# Plastic Trim Discoloured



## alienstew (May 13, 2005)

My 2001 B544 originally had (internal) white coloured plastic panels to the doors, in the bathroom and surrounding the rooflights etc. These are all now mostly gone a horrible yellowish colour (no smokers in this van) as they have aged. What was an attractive interior now looks rather drab and ugly. Does anyone have any suggestions as to how to get these items white again? I had thought of getting them painted but doubt that would be very durable on the doors etc. Is there some product which will restore the original appearance?

Any suggestions appreciated

Stewart


----------



## TIM57 (Feb 11, 2012)

Try the cream cleaner used on upvc window frames or the one for white plastic garden furniture.
Tim


----------



## alphadee (May 10, 2009)

We had a similar problem with the white plastic hatches on our boat.

Fairy Power Spray brought them up like new.Spray on, leave for a couple of minutes and rinse off.

Try a small inconspcuous area first.

Good luck.


----------



## kimbo4x4 (Jun 29, 2008)

The driver's door top on our recently aquired E510 looked like it had a heavy smoker sitting next to it for years :wink: 
I tried the Fairy Power Spray this afternoon (after reading the label with some trepidation, caustic, poision,etc)
The yellow "staining" started to run off as soon as I sprayed the Fairy on. I left it for ten minutes and then washed off with warm soapy water - hey presto yellowing gone.  
I then tried it on the main door, which wasnt stained to the same degree, and had good results too - well it looks alot "whiter"

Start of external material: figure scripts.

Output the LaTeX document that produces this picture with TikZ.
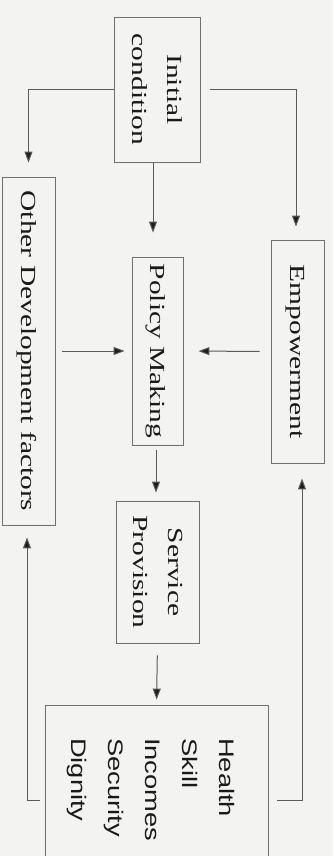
\documentclass[tikz,border=0pt]{standalone}
\usepackage{fontspec}
\setmainfont{Liberation Serif}
\newfontfamily\outfont{Liberation Sans}
\usetikzlibrary{arrows.meta}
\definecolor{bgc}{HTML}{F3F3F1}
\definecolor{linec}{HTML}{5A5A5A}
\definecolor{headc}{HTML}{1E1E1E}
\definecolor{boxc}{HTML}{707070}
\definecolor{txtc}{HTML}{1A1A1A}
\newcommand{\rtxt}[1]{\rotatebox{-90}{\scalebox{1.37}[1]{\fontsize{21.5}{35}\selectfont\begin{tabular}{@{}c@{}}#1\end{tabular}}}}
\newcommand{\otxt}[1]{\rotatebox{-90}{\scalebox{1.3}[1]{\fontsize{21}{37}\selectfont\outfont\begin{tabular}{@{}l@{}}#1\end{tabular}}}}
\begin{document}
\begin{tikzpicture}[x=1pt,y=-1pt,
  box/.style={draw=boxc,line width=0.9pt,inner sep=0pt,text=txtc},
  arr/.style={draw=linec,line width=1pt,-{Triangle[length=11pt,width=8pt,fill=headc]}},
  ln/.style={draw=linec,line width=1pt}]
\fill[bgc] (0,0) rectangle (333,856);
\useasboundingbox (0,0) rectangle (333,856);
\begin{scope}
\clip (0,0) rectangle (333,856);
\node[box,minimum width=86pt,minimum height=145pt] (ic) at (157,89.5) {\rtxt{Initial\\condition}};
\node[box,minimum width=53pt,minimum height=348pt] (odf) at (28.5,351) {\rtxt{Other Development factors}};
\node[box,minimum width=51pt,minimum height=188pt] (pm) at (157.5,351) {\rtxt{Policy Making}};
\node[box,minimum width=53pt,minimum height=223pt] (emp) at (297.5,351.5) {\rtxt{Empowerment}};
\node[box,minimum width=83pt,minimum height=142pt] (sp) at (157.5,572) {\rtxt{Service\\Provision}};
\node[box,minimum width=223pt,minimum height=195pt] (out) at (156.5,802.5) {};
\node[inner sep=0pt,anchor=north east,text=txtc] (outtxt) at (246,738) {\otxt{Health\\Skill\\Incomes\\Security\\Dignity}};
\end{scope}
% connectors
\draw[arr,shorten >=14pt] (ic.west) -| (odf.north);
\draw[arr,shorten <=10pt,shorten >=13pt] (ic.east) -| ([xshift=-1.5pt]emp.north);
\draw[arr,shorten >=24pt] ([xshift=-4pt]ic.south) -- ([xshift=-4.5pt]pm.north);
\draw[arr,shorten <=7pt,shorten >=7pt] (odf.east) -- (pm.west);
\draw[arr,shorten <=11pt,shorten >=15pt] (emp.west) -- (pm.east);
\draw[arr,shorten <=5pt,shorten >=8pt] ([xshift=-1.5pt]pm.south) -- ([xshift=-1.5pt]sp.north);
\draw[arr,shorten <=12pt,shorten >=5pt] (sp.south) -- (out.north);
\draw[arr,shorten <=5pt,shorten >=12pt] ([yshift=2.5pt]out.west) -| ([xshift=-1.5pt]odf.south);
\draw[arr,shorten <=9pt,shorten >=15pt] ([yshift=2.5pt]out.east) -| ([xshift=4.5pt]emp.south);
\end{tikzpicture}
\end{document}
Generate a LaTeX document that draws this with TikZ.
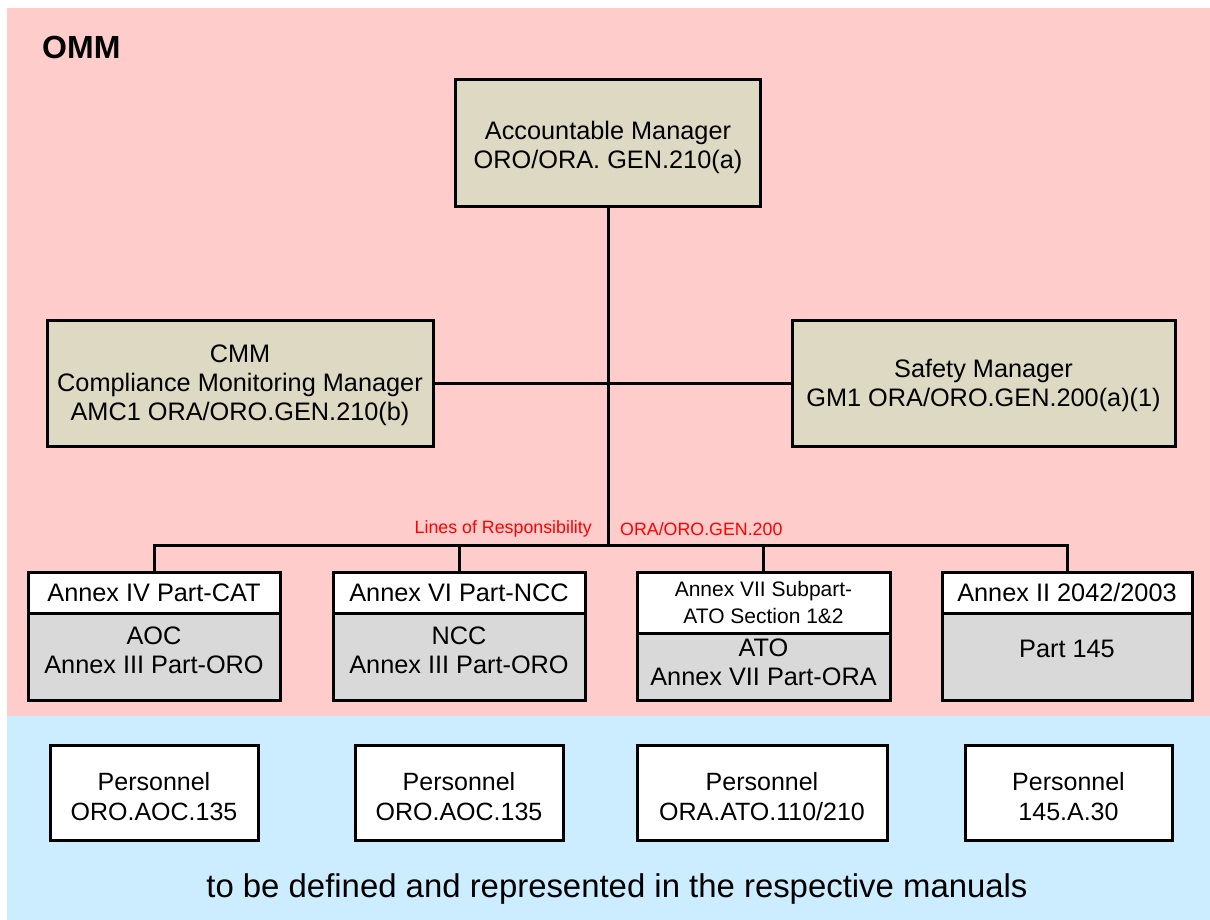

Is the yellowing caused by sun degrading the plastic ?
Now for the rust stain on the inside of the fridge............ :?:


----------



## kimbo4x4 (Jun 29, 2008)

*Cleaning Roof Vents*

Discovered W5 Plastic bathroom cleaner at Lidl (on special offer)
Removed roof vent covers, sprayed with W5 foam, left for 10 minutes then rinsed down with cold water. They look very good 8) 
BTW how easy would it be to get into a motor home via the roof vents ? 4 screws, a small person...... :?


----------